Batı'nın gündeminde Ukrayna'nın NATO'ya katılması var ki bu Rusya için kabul edilemez bir durum.
Ancak kabadayı Trump, Ukrayna savaşında ABD için stratejik bir çıkar görmüyor; bunun yerine Amerika'nın Ukrayna bataklığına dâhil olmasını stratejik bir hata olarak görüyor. Washington'un NATO'nun Moskova'nın hayati etki alanındaki genişlemesinden elde edeceği görünmeyen kazançların peşine düşmek yerine kendisini Çin'le yüzleşmeye adaması gerektiğine inanıyor. Bu nedenle Rus mevkidaşı Vladimir Putin'le temas kurma girişiminde bulundu ve Biden yönetimini Moskova'ya yönelik politikası nedeniyle geri adım atmaya çağırdı.

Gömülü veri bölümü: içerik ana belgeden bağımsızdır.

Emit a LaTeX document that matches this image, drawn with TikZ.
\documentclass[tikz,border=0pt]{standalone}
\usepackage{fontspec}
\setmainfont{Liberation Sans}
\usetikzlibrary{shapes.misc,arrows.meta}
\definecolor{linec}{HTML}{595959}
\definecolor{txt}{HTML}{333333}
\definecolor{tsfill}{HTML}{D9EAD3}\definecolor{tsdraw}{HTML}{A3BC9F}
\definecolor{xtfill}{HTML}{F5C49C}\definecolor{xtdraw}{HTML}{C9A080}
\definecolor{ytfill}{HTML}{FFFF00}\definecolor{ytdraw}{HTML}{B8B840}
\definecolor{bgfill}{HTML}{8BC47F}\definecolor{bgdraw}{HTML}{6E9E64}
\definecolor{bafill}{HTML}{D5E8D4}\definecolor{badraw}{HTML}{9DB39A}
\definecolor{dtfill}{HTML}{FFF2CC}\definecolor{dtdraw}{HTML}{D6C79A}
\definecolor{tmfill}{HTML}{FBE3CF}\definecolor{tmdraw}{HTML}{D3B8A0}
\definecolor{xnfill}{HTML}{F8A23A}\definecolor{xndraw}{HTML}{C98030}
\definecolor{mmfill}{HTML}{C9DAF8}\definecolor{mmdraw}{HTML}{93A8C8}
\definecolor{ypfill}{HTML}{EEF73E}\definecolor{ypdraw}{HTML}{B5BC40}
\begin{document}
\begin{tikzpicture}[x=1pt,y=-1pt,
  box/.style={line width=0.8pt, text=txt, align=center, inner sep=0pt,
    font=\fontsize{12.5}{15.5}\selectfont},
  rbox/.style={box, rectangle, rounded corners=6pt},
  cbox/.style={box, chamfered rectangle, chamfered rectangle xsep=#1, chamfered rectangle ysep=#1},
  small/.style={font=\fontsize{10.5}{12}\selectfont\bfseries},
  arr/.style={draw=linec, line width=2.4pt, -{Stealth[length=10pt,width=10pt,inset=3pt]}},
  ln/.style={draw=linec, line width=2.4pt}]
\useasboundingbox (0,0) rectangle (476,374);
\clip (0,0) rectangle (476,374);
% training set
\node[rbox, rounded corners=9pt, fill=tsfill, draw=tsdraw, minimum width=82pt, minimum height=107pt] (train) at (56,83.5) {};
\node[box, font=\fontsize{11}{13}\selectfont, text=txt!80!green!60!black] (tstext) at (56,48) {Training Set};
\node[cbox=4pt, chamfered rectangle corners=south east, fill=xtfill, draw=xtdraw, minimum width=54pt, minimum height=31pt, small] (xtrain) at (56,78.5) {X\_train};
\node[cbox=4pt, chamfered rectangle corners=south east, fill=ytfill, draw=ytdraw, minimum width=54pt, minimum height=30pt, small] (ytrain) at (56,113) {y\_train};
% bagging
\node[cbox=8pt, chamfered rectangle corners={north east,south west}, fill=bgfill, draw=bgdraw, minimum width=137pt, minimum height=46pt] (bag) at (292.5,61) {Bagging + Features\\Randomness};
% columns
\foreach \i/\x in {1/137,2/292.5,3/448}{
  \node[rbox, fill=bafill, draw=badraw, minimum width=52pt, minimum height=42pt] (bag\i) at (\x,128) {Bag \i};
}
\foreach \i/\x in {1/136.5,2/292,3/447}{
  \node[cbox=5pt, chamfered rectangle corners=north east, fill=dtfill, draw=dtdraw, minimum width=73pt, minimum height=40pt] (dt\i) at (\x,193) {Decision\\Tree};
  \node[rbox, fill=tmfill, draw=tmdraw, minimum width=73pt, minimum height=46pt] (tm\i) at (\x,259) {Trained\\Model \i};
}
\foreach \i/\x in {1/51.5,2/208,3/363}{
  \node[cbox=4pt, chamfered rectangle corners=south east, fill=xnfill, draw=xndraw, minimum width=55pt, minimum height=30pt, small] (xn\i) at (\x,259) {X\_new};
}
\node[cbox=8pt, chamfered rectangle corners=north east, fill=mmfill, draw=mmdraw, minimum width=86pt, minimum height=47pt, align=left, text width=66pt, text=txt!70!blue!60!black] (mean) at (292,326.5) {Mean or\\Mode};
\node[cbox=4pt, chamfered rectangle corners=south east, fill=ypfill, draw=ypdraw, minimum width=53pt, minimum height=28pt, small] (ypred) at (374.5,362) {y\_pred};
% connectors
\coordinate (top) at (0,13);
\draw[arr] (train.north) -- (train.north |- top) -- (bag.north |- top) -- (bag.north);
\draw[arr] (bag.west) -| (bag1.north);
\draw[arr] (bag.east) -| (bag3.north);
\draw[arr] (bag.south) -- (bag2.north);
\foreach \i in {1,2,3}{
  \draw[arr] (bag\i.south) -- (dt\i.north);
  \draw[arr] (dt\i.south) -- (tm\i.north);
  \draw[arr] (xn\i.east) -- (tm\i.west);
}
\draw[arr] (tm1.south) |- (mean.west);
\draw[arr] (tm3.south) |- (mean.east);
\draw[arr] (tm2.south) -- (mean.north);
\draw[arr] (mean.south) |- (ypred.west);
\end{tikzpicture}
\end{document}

Avrupalılar şimdi kendilerini kapılarının önünde nükleer silaha sahip bir devletin dâhil olduğu silahlı bir çatışmanın yönetiminde rol alırken bulacaklarından korkuyorlar. Hatırlanacağı üzere Trump, AB'yi bypass etmiş ve Riyad'daki toplantılarına hiçbir Avrupalı katılmadan Rusya ile Ukrayna konusunda bir anlaşmaya varmıştı. Hatta Ukrayna görüşmelerin dışında bırakıldı.

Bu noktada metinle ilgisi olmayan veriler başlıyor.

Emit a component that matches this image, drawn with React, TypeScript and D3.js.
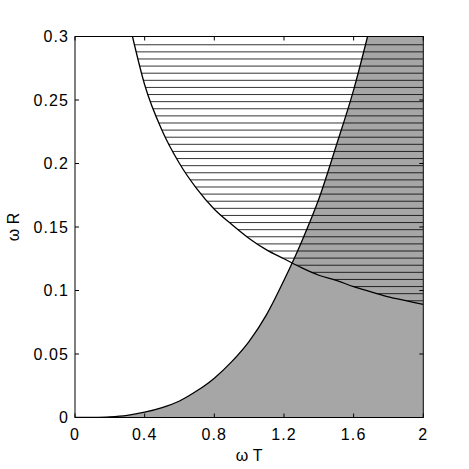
import React from 'react';
import * as d3 from 'd3';

const xTicks = [0, 0.4, 0.8, 1.2, 1.6, 2];
const xTickLabels = ['0', '0.4', '0.8', '1.2', '1.6', '2'];
const yTicks = [0, 0.05, 0.1, 0.15, 0.2, 0.25, 0.3];
const yTickLabels = ['0', '0.05', '0.1', '0.15', '0.2', '0.25', '0.3'];

// increasing boundary (gray region lies to its right / below)
const lowerX = [0, 0.1, 0.2, 0.3, 0.4, 0.5, 0.6, 0.7, 0.8, 0.9, 1.0, 1.1, 1.2, 1.3, 1.4, 1.5, 1.6, 1.68];
const lowerY = [0, 0.0001, 0.0005, 0.0017, 0.0042, 0.0078, 0.013, 0.021, 0.031, 0.044, 0.06, 0.081, 0.108, 0.138, 0.172, 0.214, 0.258, 0.3];

// decreasing boundary (hatched region lies above it)
const upperX = [0.33, 0.4, 0.5, 0.6, 0.7, 0.8, 0.9, 1.0, 1.1, 1.2, 1.3, 1.4, 1.5, 1.6, 1.7, 1.8, 1.9, 2.0];
const upperY = [0.3, 0.262, 0.226, 0.2, 0.18, 0.164, 0.152, 0.141, 0.132, 0.125, 0.118, 0.112, 0.108, 0.103, 0.099, 0.095, 0.092, 0.089];

const hatchTop = 0.2935;
const hatchStep = 0.0056;

const W = 469, H = 469;
const L = 75, R = 423.3, T = 36.5, B = 417.5;

export default function App() {
  const x = d3.scaleLinear().domain([0, 2]).range([L, R]);
  const y = d3.scaleLinear().domain([0, 0.3]).range([B, T]);

  const lowerPts: [number, number][] = lowerX.map((v, i) => [v, lowerY[i]]);
  const upperPts: [number, number][] = upperX.map((v, i) => [v, upperY[i]]);

  const line = d3.line<[number, number]>().x(d => x(d[0])).y(d => y(d[1])).curve(d3.curveMonotoneX);
  const lowerPath = line(lowerPts) || '';
  const upperPath = line(upperPts) || '';
  const grayPath = lowerPath + `L${x(2)},${y(0.3)}L${x(2)},${y(0)}Z`;

  const hatchArea = d3.area<[number, number]>()
    .x(d => x(d[0]))
    .y0(() => y(0.3))
    .y1(d => y(d[1]))
    .curve(d3.curveMonotoneX);
  const hatchClip = hatchArea(upperPts) || '';

  const hatchYs = d3.range(hatchTop, 0.05, -hatchStep);

  const font = '"Liberation Sans", Arial, Helvetica, sans-serif';
  const fs = 16;
  const ls = 1.1;

  return (
    <svg width={W} height={H} style={{ position: 'absolute', left: 0, top: 0, background: '#fff' }}>
      <defs>
        <clipPath id="plotClip">
          <rect x={L} y={T} width={R - L} height={B - T} />
        </clipPath>
        <clipPath id="hatchClip">
          <path d={hatchClip} />
        </clipPath>
      </defs>
      <rect x={0} y={0} width={W} height={H} fill="#fff" />
      <g clipPath="url(#plotClip)">
        <path d={grayPath} fill="#a6a6a6" stroke="none" />
        <g clipPath="url(#hatchClip)">
          {hatchYs.map((hy, i) => (
            <line key={i} x1={x(0)} x2={x(2)} y1={y(hy)} y2={y(hy)} stroke="#000" strokeWidth={0.8} />
          ))}
        </g>
        <path d={lowerPath} fill="none" stroke="#000" strokeWidth={1.3} />
        <path d={upperPath} fill="none" stroke="#000" strokeWidth={1.3} />
      </g>
      <rect x={L} y={T} width={R - L} height={B - T} fill="none" stroke="#000" strokeWidth={1} />
      {xTicks.map((t, i) => (
        <g key={'xt' + i}>
          <line x1={x(t)} x2={x(t)} y1={B} y2={B - 4} stroke="#000" strokeWidth={1} />
          <line x1={x(t)} x2={x(t)} y1={T} y2={T + 4} stroke="#000" strokeWidth={1} />
          <text x={x(t)} y={440} textAnchor="middle" fontFamily={font} fontSize={fs} letterSpacing={ls}>{xTickLabels[i]}</text>
        </g>
      ))}
      {yTicks.map((t, i) => (
        <g key={'yt' + i}>
          <line x1={L} x2={L + 4} y1={y(t)} y2={y(t)} stroke="#000" strokeWidth={1} />
          <line x1={R} x2={R - 4} y1={y(t)} y2={y(t)} stroke="#000" strokeWidth={1} />
          <text x={69} y={y(t) + 5.7} textAnchor="end" fontFamily={font} fontSize={fs} letterSpacing={ls}>{yTickLabels[i]}</text>
        </g>
      ))}
      <text x={(L + R) / 2} y={461} textAnchor="middle" fontFamily={font} fontSize={fs}>ω T</text>
      <text transform={`translate(19,${(T + B) / 2}) rotate(-90)`} textAnchor="middle" fontFamily={font} fontSize={fs}>ω R</text>
    </svg>
  );
}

Avrupalılara göre Trump'ın vardığı mutabakat Ukrayna ve dolayısıyla Avrupa için yeterli korumayı garanti etmiyor. Avrupalılar, Washington'un Kremlin'in hedeflerine verdiği yanıtın NATO'nun güvenilirliğine zarar vereceğini ve istikrarı bozacağını söylüyor. Bir diplomatik gözlemcinin Oval Ofis maskaralığını tanımladığı gibi, Zelenskiy'nin Trump ve Vance tarafından “planlı siyasi soyguna uğratılması”, Avrupa'nın güvenliğine ilişkin endişeleri güçlendiriyor.
Geri kalanımız içinse, ilkesiz bir kabadayının artık dünyayı yönetmekte olduğu açıktır.